=== WHAT YOU ARE ASKED TO DO ===
Give back, word for word, only the lines from the opening of the records through the one with "(t2) at (398,218)". Pictures stay out.

Items from a dataset
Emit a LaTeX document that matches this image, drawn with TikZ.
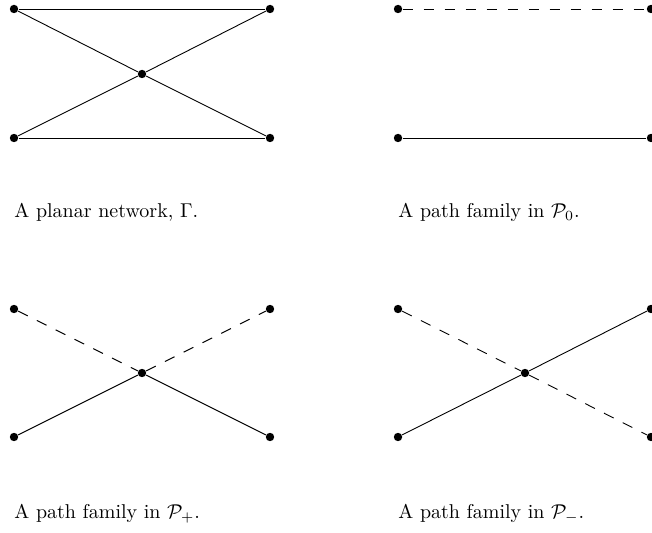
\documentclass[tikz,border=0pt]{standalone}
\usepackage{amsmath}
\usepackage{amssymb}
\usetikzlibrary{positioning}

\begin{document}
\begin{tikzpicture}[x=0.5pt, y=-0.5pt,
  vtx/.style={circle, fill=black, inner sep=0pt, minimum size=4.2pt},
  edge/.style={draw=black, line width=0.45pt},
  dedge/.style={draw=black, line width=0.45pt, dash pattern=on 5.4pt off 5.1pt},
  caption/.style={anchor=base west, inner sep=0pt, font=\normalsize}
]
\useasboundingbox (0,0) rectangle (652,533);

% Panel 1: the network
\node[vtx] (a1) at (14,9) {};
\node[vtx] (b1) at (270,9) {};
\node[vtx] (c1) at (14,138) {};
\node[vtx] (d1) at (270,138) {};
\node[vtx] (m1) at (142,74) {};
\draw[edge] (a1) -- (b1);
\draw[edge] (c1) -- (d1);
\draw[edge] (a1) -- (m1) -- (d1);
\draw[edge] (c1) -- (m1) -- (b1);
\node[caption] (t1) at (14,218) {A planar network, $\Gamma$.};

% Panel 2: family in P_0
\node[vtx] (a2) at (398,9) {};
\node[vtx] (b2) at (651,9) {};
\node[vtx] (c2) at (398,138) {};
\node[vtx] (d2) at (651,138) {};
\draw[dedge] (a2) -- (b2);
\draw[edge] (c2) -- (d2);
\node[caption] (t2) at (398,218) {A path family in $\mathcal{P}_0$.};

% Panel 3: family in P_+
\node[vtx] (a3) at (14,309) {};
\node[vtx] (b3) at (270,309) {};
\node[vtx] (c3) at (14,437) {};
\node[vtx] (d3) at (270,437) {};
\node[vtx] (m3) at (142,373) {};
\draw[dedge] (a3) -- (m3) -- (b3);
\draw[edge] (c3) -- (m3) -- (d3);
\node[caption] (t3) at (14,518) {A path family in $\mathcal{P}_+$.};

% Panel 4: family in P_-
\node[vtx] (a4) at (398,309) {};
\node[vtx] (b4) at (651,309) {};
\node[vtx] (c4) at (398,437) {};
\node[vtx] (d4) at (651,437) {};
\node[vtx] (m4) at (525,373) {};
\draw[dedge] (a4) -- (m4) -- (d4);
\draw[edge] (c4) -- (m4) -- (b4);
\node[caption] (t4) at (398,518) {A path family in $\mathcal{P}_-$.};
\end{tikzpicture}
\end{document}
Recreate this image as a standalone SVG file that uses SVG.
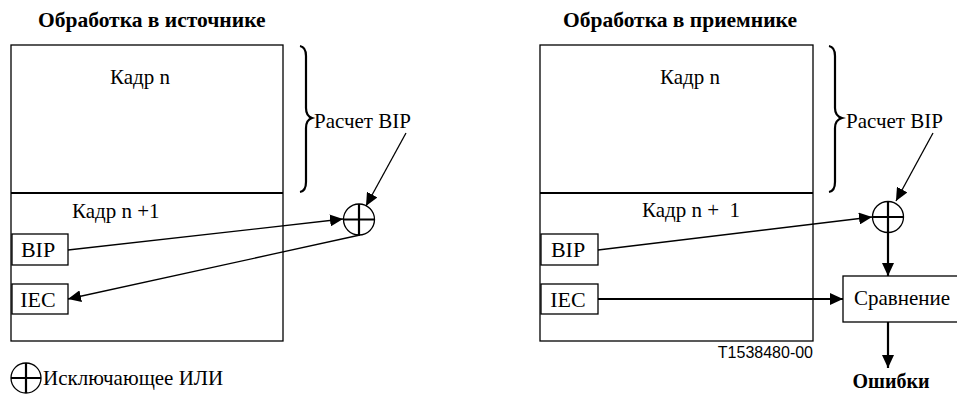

=== EXERCISE OUTPUT ===
Emit a LaTeX document that matches this image, drawn with TikZ.
\documentclass[tikz,border=0pt]{standalone}
\usepackage{amsmath}
\usepackage{amssymb}
\usetikzlibrary{positioning}

\begin{document}
\begin{tikzpicture}[x=0.5pt, y=-0.5pt,
  vtx/.style={circle, fill=black, inner sep=0pt, minimum size=4.2pt},
  edge/.style={draw=black, line width=0.45pt},
  dedge/.style={draw=black, line width=0.45pt, dash pattern=on 5.4pt off 5.1pt},
  caption/.style={anchor=base west, inner sep=0pt, font=\normalsize}
]
\useasboundingbox (0,0) rectangle (652,533);

% Panel 1: the network
\node[vtx] (a1) at (14,9) {};
\node[vtx] (b1) at (270,9) {};
\node[vtx] (c1) at (14,138) {};
\node[vtx] (d1) at (270,138) {};
\node[vtx] (m1) at (142,74) {};
\draw[edge] (a1) -- (b1);
\draw[edge] (c1) -- (d1);
\draw[edge] (a1) -- (m1) -- (d1);
\draw[edge] (c1) -- (m1) -- (b1);
\node[caption] (t1) at (14,218) {A planar network, $\Gamma$.};

% Panel 2: family in P_0
\node[vtx] (a2) at (398,9) {};
\node[vtx] (b2) at (651,9) {};
\node[vtx] (c2) at (398,138) {};
\node[vtx] (d2) at (651,138) {};
\draw[dedge] (a2) -- (b2);
\draw[edge] (c2) -- (d2);
\node[caption] (t2) at (398,218) {A path family in $\mathcal{P}_0$.};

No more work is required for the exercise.